Attempt on a Kaggle competition, Personalized Web Search Challenge (hosted by Yandex)
URL: http://www.kaggle.com/c/yandex-personalized-web-search-challenge
Deadline: Friday, January 10, 2014
Team Members
- Yosuke Sugishita
- David Kim
- Possibly Brendan and David Hsiao
- Idea: Should we make this open to people in Data Science Club and local data meetups on Meetup.com? If we have too many people (I think 4-5 people in one team is a limit), we can make multiple teams and still work together.
Ideas on our team name
- Asian Revolution
- West Coasters
- Canadian Kimchi Roll
File structure
- script
- file_manupulation
- analysis
- lib
- Functions / classes to use in other scripts.
- test
- Scripts to test functions.
- data
- Contains all the data, like test and train.
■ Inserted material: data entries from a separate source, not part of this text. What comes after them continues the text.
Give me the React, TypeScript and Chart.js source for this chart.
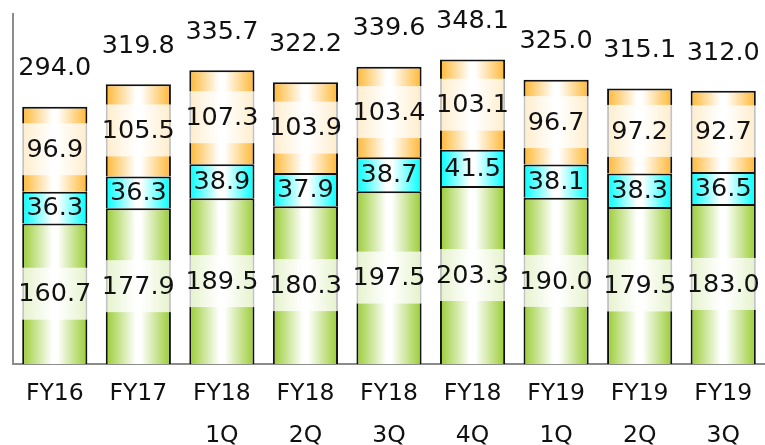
import React, { useEffect, useRef } from "react";
import { Chart, registerables } from "chart.js";

Chart.register(...registerables);

const categories: string[][] = [
  ["FY16"],
  ["FY17"],
  ["FY18", "1Q"],
  ["FY18", "2Q"],
  ["FY18", "3Q"],
  ["FY18", "4Q"],
  ["FY19", "1Q"],
  ["FY19", "2Q"],
  ["FY19", "3Q"],
];

const greenValues = [160.7, 177.9, 189.5, 180.3, 197.5, 203.3, 190.0, 179.5, 183.0];
const cyanValues = [36.3, 36.3, 38.9, 37.9, 38.7, 41.5, 38.1, 38.3, 36.5];
const orangeValues = [96.9, 105.5, 107.3, 103.9, 103.4, 103.1, 96.7, 97.2, 92.7];
const totalValues = [294.0, 319.8, 335.7, 322.2, 339.6, 348.1, 325.0, 315.1, 312.0];

const BAR_FRACTION = 0.78;
const FONT = "'DejaVu Sans', Verdana, sans-serif";

// Horizontal "cylinder" shading: coloured edges fading to white in the middle.
const shadedFill = (color: string) => (ctx: any) => {
  const chart = ctx.chart;
  const xs = chart.scales?.x;
  if (!xs || !chart.chartArea || ctx.dataIndex === undefined) return color;
  const c = xs.getPixelForValue(ctx.dataIndex);
  const w = (xs.getPixelForValue(1) - xs.getPixelForValue(0)) * BAR_FRACTION;
  const g = chart.ctx.createLinearGradient(c - w / 2, 0, c + w / 2, 0);
  g.addColorStop(0, color);
  g.addColorStop(0.46, "#ffffff");
  g.addColorStop(0.54, "#ffffff");
  g.addColorStop(1, color);
  return g;
};

const valueLabels = {
  id: "valueLabels",
  afterDatasetsDraw(chart: any) {
    const { ctx } = chart;
    const yScale = chart.scales.y;
    ctx.save();
    ctx.textAlign = "center";
    ctx.textBaseline = "middle";
    ctx.fillStyle = "#111";
    ctx.font = `25.5px ${FONT}`;

    chart.data.datasets.forEach((ds: any, d: number) => {
      const meta = chart.getDatasetMeta(d);
      meta.data.forEach((bar: any, i: number) => {
        const cy = (bar.y + bar.base) / 2;
        if (ds.labelBox) {
          ctx.fillStyle = "rgba(255,255,255,0.75)";
          ctx.fillRect(bar.x - bar.width / 2 - 1.5, cy - 26, bar.width + 3, 52);
        }
        ctx.fillStyle = "#111";
        ctx.fillText(ds.data[i].toFixed(1), bar.x, cy + 1);
      });
    });

    const top = chart.getDatasetMeta(0);
    top.data.forEach((bar: any, i: number) => {
      const y = yScale.getPixelForValue(totalValues[i]) - 38;
      ctx.fillText(totalValues[i].toFixed(1), bar.x, y);
    });
    ctx.restore();
  },
};

export default function App() {
  const ref = useRef<HTMLCanvasElement>(null);

  useEffect(() => {
    if (!ref.current) return;
    const chart = new Chart(ref.current, {
      type: "bar",
      data: {
        labels: categories,
        datasets: [
          {
            label: "green",
            data: greenValues,
            backgroundColor: shadedFill("#99cc33"),
            borderColor: "#111",
            borderWidth: 2,
            labelBox: true,
          } as any,
          {
            label: "cyan",
            data: cyanValues,
            backgroundColor: shadedFill("#00ffff"),
            borderColor: "#111",
            borderWidth: 2,
            labelBox: false,
          } as any,
          {
            label: "orange",
            data: orangeValues,
            backgroundColor: shadedFill("#ffb733"),
            borderColor: "#111",
            borderWidth: 2,
            labelBox: true,
          } as any,
        ],
      },
      options: {
        responsive: false,
        animation: false,
        layout: { padding: { top: 14, left: 13, right: 0, bottom: 0 } },
        datasets: {
          bar: { categoryPercentage: 1, barPercentage: BAR_FRACTION },
        },
        plugins: {
          legend: { display: false },
          tooltip: { enabled: false },
        },
        scales: {
          x: {
            stacked: true,
            grid: { display: false, drawTicks: false },
            border: { display: true, color: "#8c8c8c", width: 2 },
            ticks: {
              color: "#111",
              padding: 9,
              maxRotation: 0,
              autoSkip: false,
              font: { family: FONT, size: 23.5, lineHeight: 1.78 },
            },
            afterFit: (s: any) => {
              s.height = 81;
            },
          },
          y: {
            stacked: true,
            min: 0,
            max: 400,
            grid: { display: false, drawTicks: false },
            border: { display: true, color: "#8c8c8c", width: 2 },
            ticks: { display: false },
            afterFit: (s: any) => {
              s.width = 0;
            },
          },
        },
      },
      plugins: [valueLabels],
    });
    return () => chart.destroy();
  }, []);

  return (
    <div style={{ position: "fixed", left: 0, top: 0, width: 765, height: 445, background: "#fff" }}>
      <canvas ref={ref} width={765} height={445} style={{ display: "block" }} />
    </div>
  );
}
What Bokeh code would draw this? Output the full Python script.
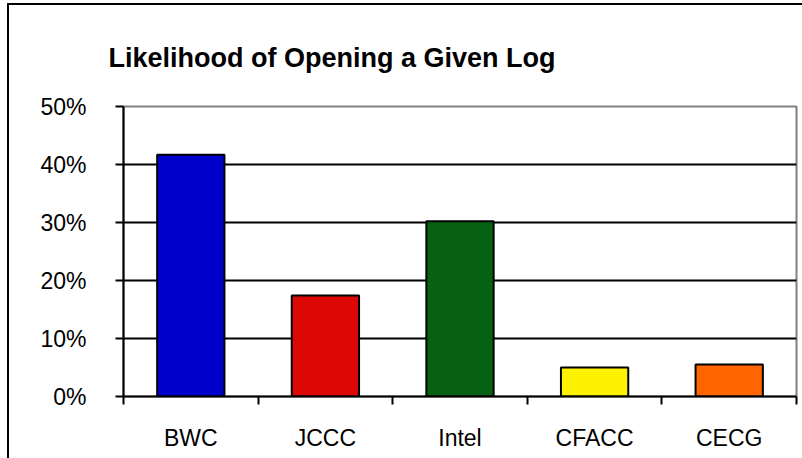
from bokeh.plotting import figure
from bokeh.models import Range1d, FixedTicker, NumeralTickFormatter, ColumnDataSource
from bokeh.embed import file_html
from bokeh.resources import INLINE

categories = ["BWC", "JCCC", "Intel", "CFACC", "CECG"]
values = [0.417, 0.174, 0.302, 0.050, 0.055]
colors = ["#0000CC", "#DD0806", "#066212", "#FFF200", "#FF6600"]
y_ticks = [0.0, 0.1, 0.2, 0.3, 0.4, 0.5]
title_text = "Likelihood of Opening a Given Log"

positions = [i + 0.5 for i in range(len(categories))]
src = ColumnDataSource(dict(x=positions, top=values, color=colors, cat=categories))

p = figure(width=793, height=453,
           x_range=Range1d(0, len(categories)), y_range=Range1d(0, 0.5),
           output_backend="svg", toolbar_location=None,
           min_border_left=114, min_border_right=8,
           min_border_top=101, min_border_bottom=64,
           title=title_text)
p.styles = {"margin-left": "7px", "margin-top": "3px",
            "border-left": "2px solid #000", "border-top": "2px solid #000",
            "box-sizing": "content-box"}

p.vbar(x="x", top="top", width=0.5, bottom=0, source=src,
       fill_color="color", line_color="black", line_width=2)

FONT = "Liberation Sans"
p.title.text_font = FONT
p.title.text_font_size = "27px"
p.title.text_font_style = "bold"
p.title.text_color = "black"
p.title.align = "left"
p.title.offset = -15
p.title.standoff = 67

p.outline_line_color = "#808080"
p.outline_line_width = 2

# y axis
p.yaxis.ticker = FixedTicker(ticks=y_ticks)
p.yaxis.formatter = NumeralTickFormatter(format="0%")
p.yaxis.major_tick_out = 8
p.yaxis.major_tick_in = 0
p.yaxis.minor_tick_line_color = None
p.yaxis.major_tick_line_width = 2
p.yaxis.axis_line_width = 2
p.yaxis.major_label_standoff = 29
p.yaxis.major_label_text_font = FONT
p.yaxis.major_label_text_font_size = "23px"
p.yaxis.major_label_text_color = "black"

# x axis
p.xaxis.ticker = FixedTicker(ticks=positions, minor_ticks=list(range(len(categories) + 1)))
p.xaxis.major_label_overrides = {pos: c for pos, c in zip(positions, categories)}
p.xaxis.major_tick_out = 0
p.xaxis.major_tick_in = 0
p.xaxis.minor_tick_out = 8
p.xaxis.minor_tick_in = 0
p.xaxis.minor_tick_line_color = "black"
p.xaxis.minor_tick_line_width = 2
p.xaxis.axis_line_width = 2
p.xaxis.major_label_standoff = 20
p.xaxis.major_label_text_font = FONT
p.xaxis.major_label_text_font_size = "23px"
p.xaxis.major_label_text_color = "black"

p.xgrid.visible = False
p.ygrid.ticker = FixedTicker(ticks=[0.1, 0.2, 0.3, 0.4])
p.ygrid.grid_line_color = "black"
p.ygrid.grid_line_width = 2

open("out.html", "w").write(file_html(p, INLINE))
Not committed due to the large size of the files. Download them directly from Kaggle.
About branches / pull requests
All the code must be reviewed by at least by one other person before being pulled into the master. Make a branch, write code, test, and send a pull request. Use short, descriptive names for branches.
Never directly work on the master.
Tools
- Version Control
- Language(s)
- Editors
- Vim
- PyCharm might be good. The same company's Ruby IDE is awesome.
- Any other editors you like?
- Database?
Notes on possible strategies (more on the wiki)
Two ways to look at this problem:
- Collaborative filtering (recommender) problem
- We can also look at the past clicks a certain user has performed.
- The user is probably more (or less) likely to click the pages they already clicked and liked. => Need to test this.
Our first strategy is based on 2. (Low-hanging fruits! Yay!)
Here is the paper I got inspiration from for this strategy:
http://people.csail.mit.edu/teevan/work/publications/papers/wsdm11-pnav.pdf
Some notes on the data
The train file is big (16GB when uncompressed)
We need to think about how to handle this. Perhaps use a database, like sqlite or MySQL?
I (Yosuke) suspect we can try our first strategies with a randomly-sampled subset of the data. How would we go about it?
Train and test
In the competition, the first 27 days are used as train data, and the last 3 days as test data. (http://www.kaggle.com/c/yandex-personalized-web-search-challenge/data)
Perhaps we can locally test our model using the first 24 days train and the next 3 days as test.